Edit: I've tried combining the views pg_index
, which lists the *_ccnew
temporary indexes used by the concurrent process, with pg_stat_progress_create_index
like:
SELECT relname,
CASE WHEN blocks_total > 0 THEN (ci.blocks_done/ci.blocks_total::numeric*100)::int ELSE NULL END as blocks_percent,
i.*
FROM pg_class as pgc
inner join pg_index as i on i.indexrelid = pgc.oid
left outer join pg_stat_progress_create_index as ci on ci.index_relid = i.indexrelid
WHERE i.indisvalid = false;
but this shows strange results. For my database, it lists ~300 indexes in pg_index that are temporary, and waiting to be updated. However, the one index cross referenced by pg_stat_progress_create_index that updates never is marked valid. It gets to 100% of blocks processed, and then disappears from pg_stat_progress_create_index
but its indisvalid
stays false. Why is this?
3 Answers 3
Postgres 12 or later has the system view pg_stat_progress_create_index
.
It reports ...
One row for each backend running
CREATE INDEX
orREINDEX
, showing current progress.
Find details in the chapter CREATE INDEX Progress Reporting of the manual.
This is potentially very expensive on a busy server!
REINDEX DATABASE CONCURRENTLY mydb;
The manual has a chapter CREATE INDEX Phases describing states of the column phase
. In particular, consider:
waiting for old snapshots
CREATE INDEX CONCURRENTLY
orREINDEX CONCURRENTLY
is waiting for transactions that can potentially see the table to release their snapshots. This phase is skipped when not in concurrent mode. Columnslockers_total
,lockers_done
andcurrent_locker_pid
contain the progress information for this phase.

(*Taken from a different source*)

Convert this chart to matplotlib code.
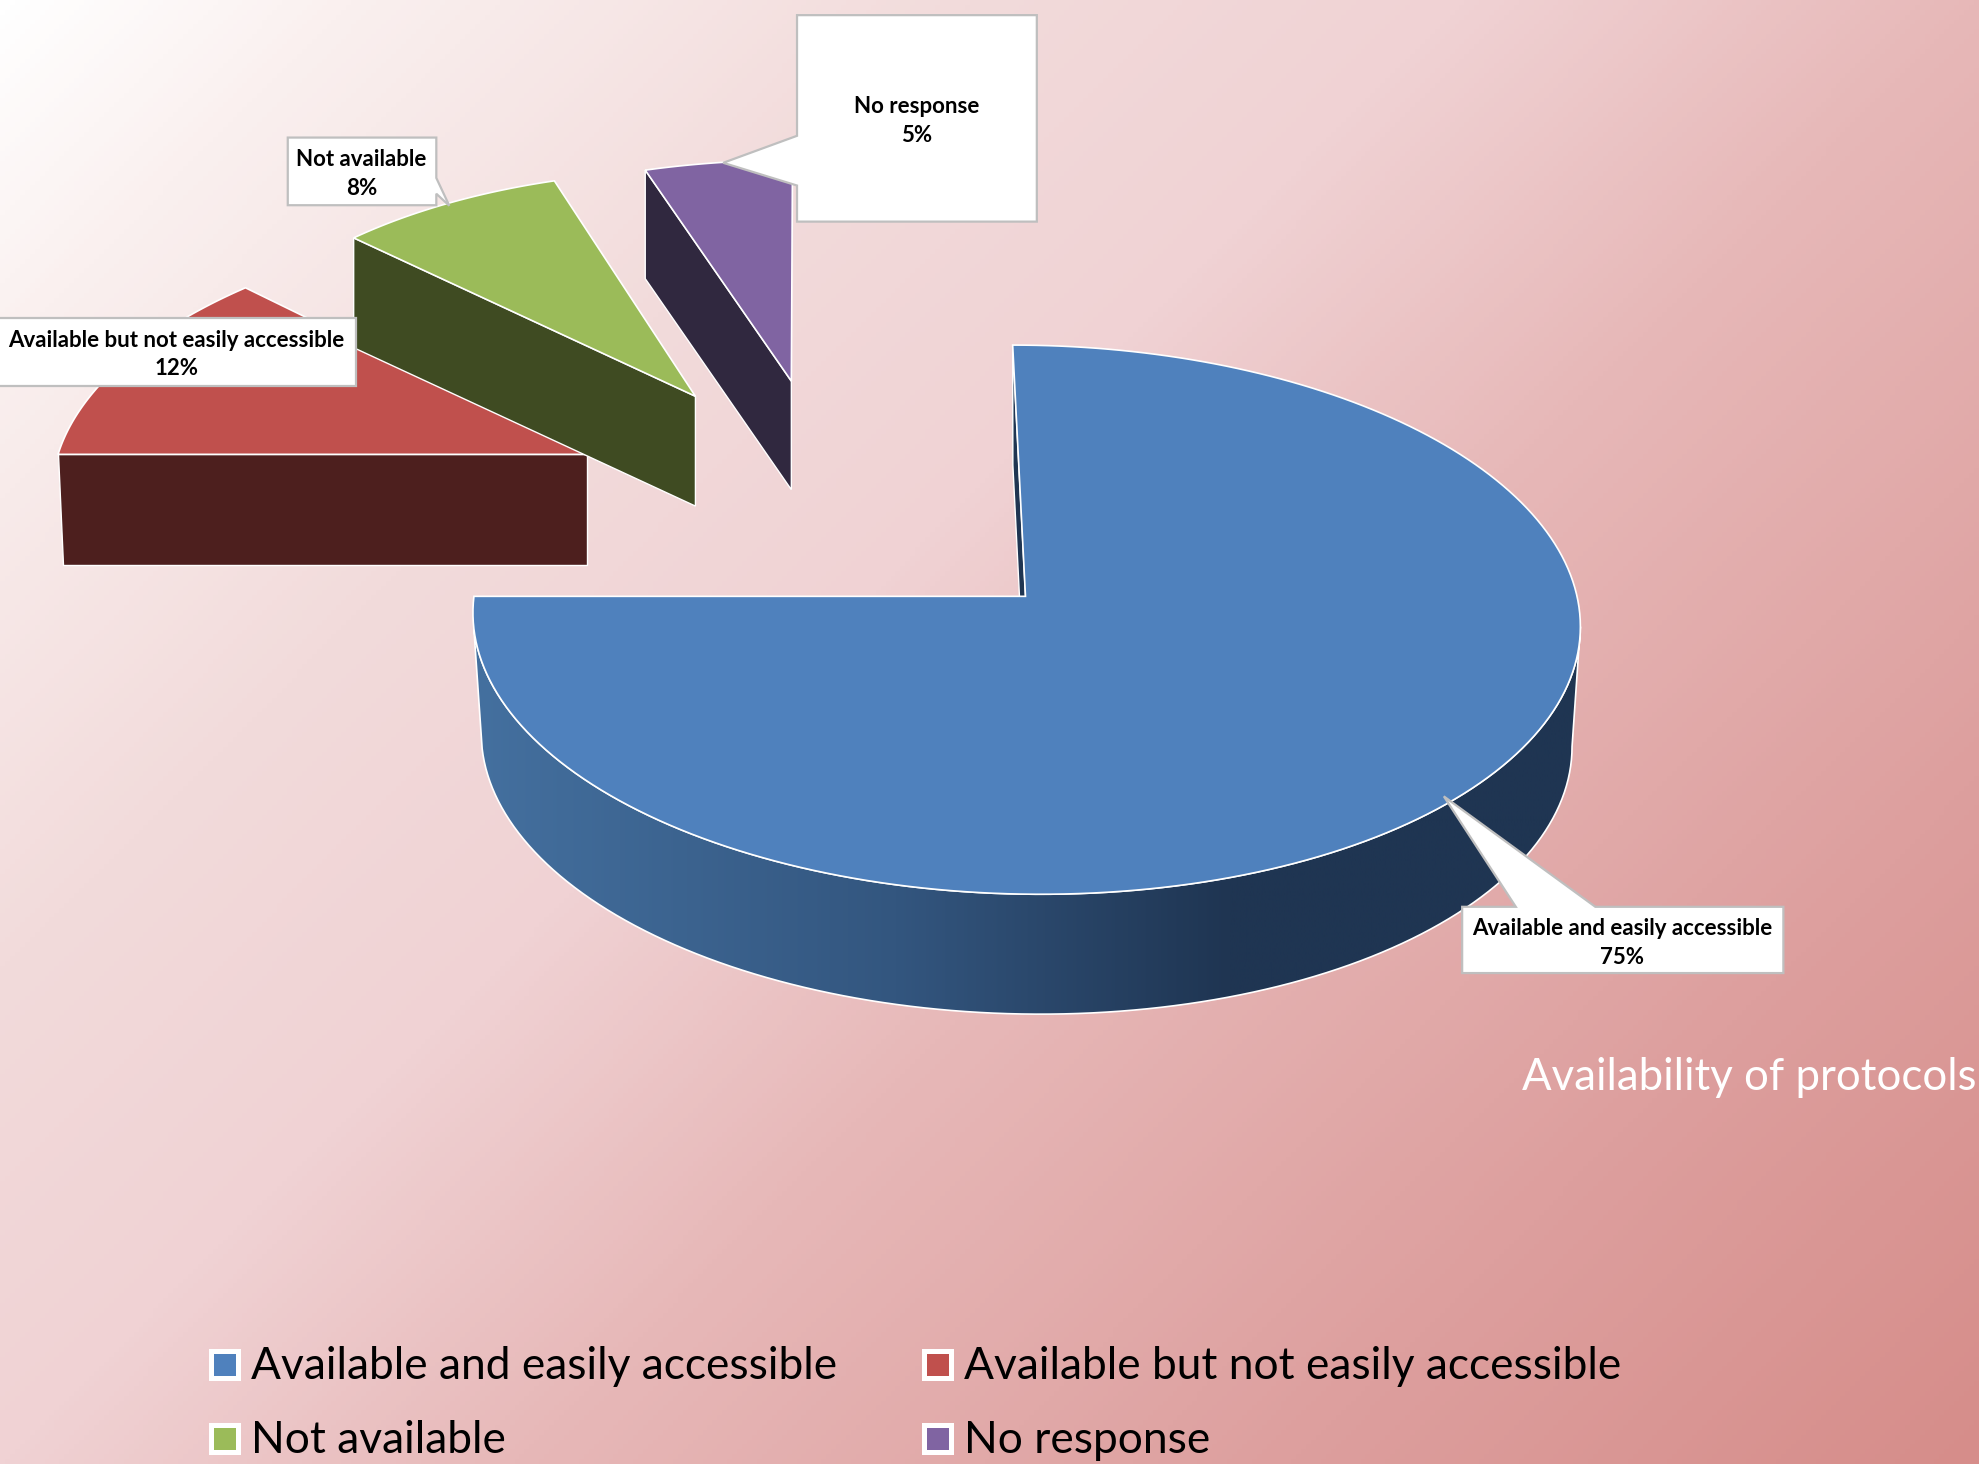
import numpy as np
import matplotlib
matplotlib.use('Agg')
import matplotlib.pyplot as plt
from matplotlib.colors import LinearSegmentedColormap
from matplotlib.patches import Polygon, Rectangle

plt.rcParams['font.family'] = ['Lato', 'DejaVu Sans']

# data
labels = ['Available and easily accessible', 'Available but not easily accessible',
          'Not available', 'No response']
values = [75, 12, 8, 5]
top_colors = ['#4F81BD', '#C0504D', '#9BBB59', '#8064A2']
side_colors = ['#1F3552', '#4D1F1E', '#3F4B22', '#30283F']

# pixel layout of the picture at 1568 wide
W, H = 1568, 1160
# apex x, apex y, radius x, radius y, skew, wall depth, wall shrink
slice_geo = [(812.5, 472.5, 437, 216, -11, 95, 0.985),
             (465, 360, 419, 204, 28, 88, 0.99),
             (551, 314, 394, 194, 1, 87, 1.0),
             (627, 302, 408, 190, 1, 86, 1.0)]
PERSP = 0.085

# callout outlines
callouts = [
    [(1158.5, 718.5), (1201, 718.5), (1144, 631), (1264, 718.5), (1413, 718.5), (1413, 771), (1158.5, 771)],
    [(-3, 252), (282, 252), (282, 305.5), (-3, 305.5)],
    [(228, 109), (345.7, 109), (345.7, 141), (356, 163), (345.7, 153.5), (345.7, 162.6), (228, 162.6)],
    [(631.5, 12), (821.5, 12), (821.5, 175.6), (631.5, 175.6), (631.5, 147), (573, 129), (631.5, 107.6)],
]
callout_text_xy = [(1285.5, 747), (140, 281), (286.5, 138), (726, 96)]

legend_xy = [(165.6, 1069), (730.6, 1069), (165.6, 1127.6), (730.6, 1127.6)]


def rim(theta, geo):
    cx, cy, a, b, s = geo[:5]
    X, Y = np.sin(theta), np.cos(theta)
    den = 1 + PERSP * Y
    return cx + (a * X + s * Y) / den, cy - b * Y / den


def wall(xy, geo):
    x, y = xy
    return geo[0] + (x - geo[0]) * geo[6], y + geo[5]


fig = plt.figure(figsize=(19.79, 14.64), dpi=100)
ax = fig.add_axes([0, 0, 1, 1])

# background gradient, running at 45 degrees in pixels
bg = LinearSegmentedColormap.from_list('bg', [(0, '#FFFFFF'), (0.1, '#FAF0EF'), (0.28, '#F2DBDB'), (0.425, '#F0D2D4'),
                                              (0.575, '#E7B8B8'), (0.8, '#DD9F9E'), (1, '#D68D8A')])
yy, xx = np.mgrid[0:H:300j, 0:W:400j]
ax.imshow((xx + yy) / (W + H), extent=(0, W, H, 0), cmap=bg, vmin=0, vmax=1, aspect='auto', zorder=0)

fractions = np.cumsum([0] + values) / sum(values)
z = 1
for i, geo in enumerate(slice_geo):
    t0, t1 = fractions[i] * 2 * np.pi, fractions[i + 1] * 2 * np.pi
    theta = np.linspace(t0, t1, 200)
    rx, ry = rim(theta, geo)
    ax_, ay_ = geo[0], geo[1]
    bx, by = wall((rx, ry), geo)
    abx, aby = wall((ax_, ay_), geo)

    if i == 0:
        # outer wall with the shaded sweep, then the thin inner wall at 12 o'clock
        vis = (theta > np.radians(96)) & (theta < np.radians(264))
        outer = np.column_stack([np.r_[rx[vis], bx[vis][::-1]], np.r_[ry[vis], by[vis][::-1]]])
        sweep = LinearSegmentedColormap.from_list('sweep', [(0, '#44709F'), (0.38, '#33567F'), (0.68, '#1F3552'), (1, '#1F3552')])
        im = ax.imshow(np.linspace(0, 1, 400)[None, :], extent=(375, 1255, 820, 480), cmap=sweep,
                       aspect='auto', zorder=z)
        patch = Polygon(outer, closed=True, transform=ax.transData, fill=False, edgecolor='white', lw=1.2, zorder=z + 0.1)
        ax.add_patch(patch)
        im.set_clip_path(patch)
        inner = [(ax_, ay_), (rx[0], ry[0]), (bx[0], by[0]), (abx, aby)]
        ax.add_patch(Polygon(inner, closed=True, facecolor=side_colors[0], edgecolor='white', lw=1.0, zorder=z + 0.2))
    else:
        # the wall shows on the cut edge that faces the viewer
        front = [(rx[0], ry[0]), (ax_, ay_), (abx, aby), (bx[0], by[0])]
        ax.add_patch(Polygon(front, closed=True, facecolor=side_colors[i], edgecolor='white', lw=1.0, zorder=z + 0.2))

    top = np.column_stack([np.r_[ax_, rx], np.r_[ay_, ry]])
    ax.add_patch(Polygon(top, closed=True, facecolor=top_colors[i], edgecolor='white', lw=1.2, zorder=z + 0.3))
    z += 1

# callouts
for i, outline in enumerate(callouts):
    ax.add_patch(Polygon(outline, closed=True, facecolor='white', edgecolor='#BFBFBF', lw=1.6, zorder=10))
    ax.text(callout_text_xy[i][0], callout_text_xy[i][1], f'{labels[i]}\n{values[i]}%', ha='center', va='center',
            fontsize=16, fontweight='bold', color='black', linespacing=1.45, zorder=11)

# title-like caption on the right
ax.text(1206, 854, 'Availability of protocols', ha='left', va='center', fontsize=31.5, color='white', zorder=11)

# legend
for i, (lx, ly) in enumerate(legend_xy):
    ax.add_patch(Rectangle((lx, ly), 25, 25, facecolor='white', edgecolor='none', zorder=11))
    ax.add_patch(Rectangle((lx + 4, ly + 4), 17.5, 17, facecolor=top_colors[i], edgecolor='none', zorder=12))
    ax.text(lx + 33.5, ly + 14, labels[i], ha='left', va='center', fontsize=31.9, color='black', zorder=12)

ax.set_xlim(0, W)
ax.set_ylim(H, 0)
ax.axis('off')
fig.savefig('out.png', dpi=100)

Long-running transactions can stall the progress. Consider running REINDEX CONCURRENTLY
on selected indexes. And REINDEX DATABASE
at off-hours when you can afford to lock tables exclusively.
If your server is not actually busy, check for long-running transactions with:
SELECT * FROM pg_stat_activity;
The ones with state = 'idle in transaction'
are the prime troublemakers (typically hint at a programming error, where transactions are not committed or rolled back). Those would likely show up in pg_stat_progress_create_index.current_locker_pid
of stalled indexes.
Related:
After reviewing the columns in pg_index
, it looks like Postgres uses indisvalid = false
to denote all the indexes being rebuilt and the subset of those with indisready = true
denotes the indexes that pg_stat_progress_create_index
has processed.
Using that, I think I can calculate a total progress percent with a query like:
SELECT
m.complete_steps,
m.total_steps,
m.step_percent,
(m.complete_steps/m.total_steps::numeric*100)::int AS total_percent
FROM (
SELECT
MAX(CASE WHEN blocks_total > 0 THEN (ci.blocks_done/ci.blocks_total::numeric*100)::int ELSE NULL END) AS step_percent,
COUNT(*) AS total_steps,
COUNT(CASE WHEN i.indisready THEN 1 ELSE NULL END) AS complete_steps
FROM pg_class AS pgc
INNER JOIN pg_index AS i ON i.indexrelid = pgc.oid
LEFT OUTER JOIN pg_stat_progress_create_index AS ci ON ci.index_relid = i.indexrelid
WHERE i.indisvalid = false
) AS m
REINDEX DATABASE
command has no visible progress reporting in terms of overall work. Here is relevant code in postgresql source tree. REINDEX DATABASE
will iterate over tables list and call (literally) reindex table
for each individual relation in separate transaction. There is no progress report on how many relations have already been processed and how big the remaining list is.
The statuses in pg_stat_progress_create_index
are reported by the cyclically called reindex_relation
. So, it is useful from the point of view of processing a single index, but does not have information about the total amount of work across the entire database.